Back Story: Gustella’s reverse contrast letterforms owe a debt to the extreme slab serifs of the late 19th century, seen on everything from the Wild West’s “Wanted” handbills to circus posters. However, Gustella also represents an extension of the slow evolution of this style that crept along through the decades, worming its way into 1960s psychedelic poster lettering and strolling into the 1970s (take, for example, the record sleeve of David Bowie’s 1971 album Hunky Dory). But don’t think of this as a revival of any sort; Thomas Thiemich of the Belgian-based foundry Type By describes Gustella as “a very specific cherry on the pie,” and he’s not wrong. The typeface advances the design of reverse contrast letters, introducing a modern sense of depth and dimension in its flat-sided characters that look almost as if they were razored and molded out of stiff paper. The Type Director’s Club of New York City recognized Gustella this year with an award for typeface design.
Why’s it called Gustella? “Every type project has a work-in-progress name,” says Thiemich. “Mine are often constructed from syllables I like hearing and saying, combined with the letters that represent the overall design of the typeface best.” Gustela was a working name that stuck, although it had no literal meaning. It was just a vague reference to the Latin/Italian word “gusto,” or “taste.” The only change was adding an extra “L” to its original spelling, allowing the word to roll smoothly off the tongue.

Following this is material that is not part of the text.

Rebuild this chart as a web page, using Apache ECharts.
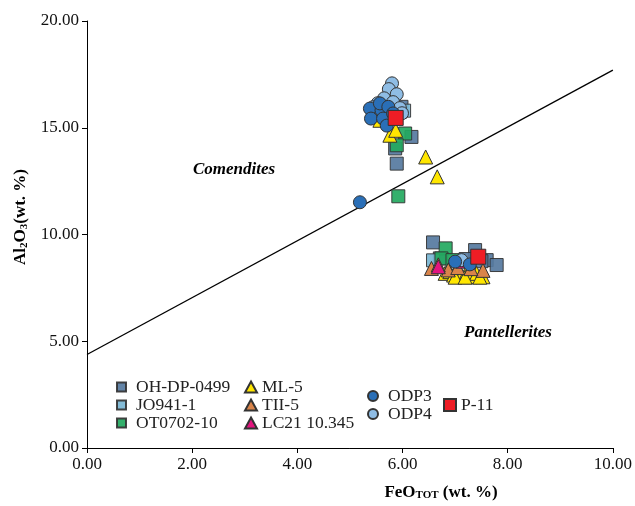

That’s better.
What are its distinguishing characteristics? Gustella’s stark reverse contrast letters flaunt wide, extended counters inside narrow condensed shapes. Its modular outer surfaces emphasize the monospace quality of the typeface (all variants share identical metrics), while the playful counter shapes lend some sparkle. Its four styles—Solid, Boxed, Inline, and Stripes—come in four weights (Stripes is definitely the most fun, though, as the number of stripes per character corresponds to the weight). The overall effect is as endearingly goofy as a pair of 1970s ultra wide bellbottoms. Different styles can be overlaid and colored in layers for added entertainment.
What should I use it for? Gustella works well anywhere a free spirit is welcome: posters, packaging, wordmarks, movie titles, and bold advertising campaigns all come to mind.
What other typefaces do you like to pair it with? “I like to combine it with Remo to underline the ’70s touch of it,” says Thiemich. Again, he is not wrong. Remo’s fat, juicy characters are not exactly shy, so if you’d prefer to let the other typeface take a backseat to Gustella’s theatrics, try something like Grafik—a quiet typeface that will hold its own very nicely.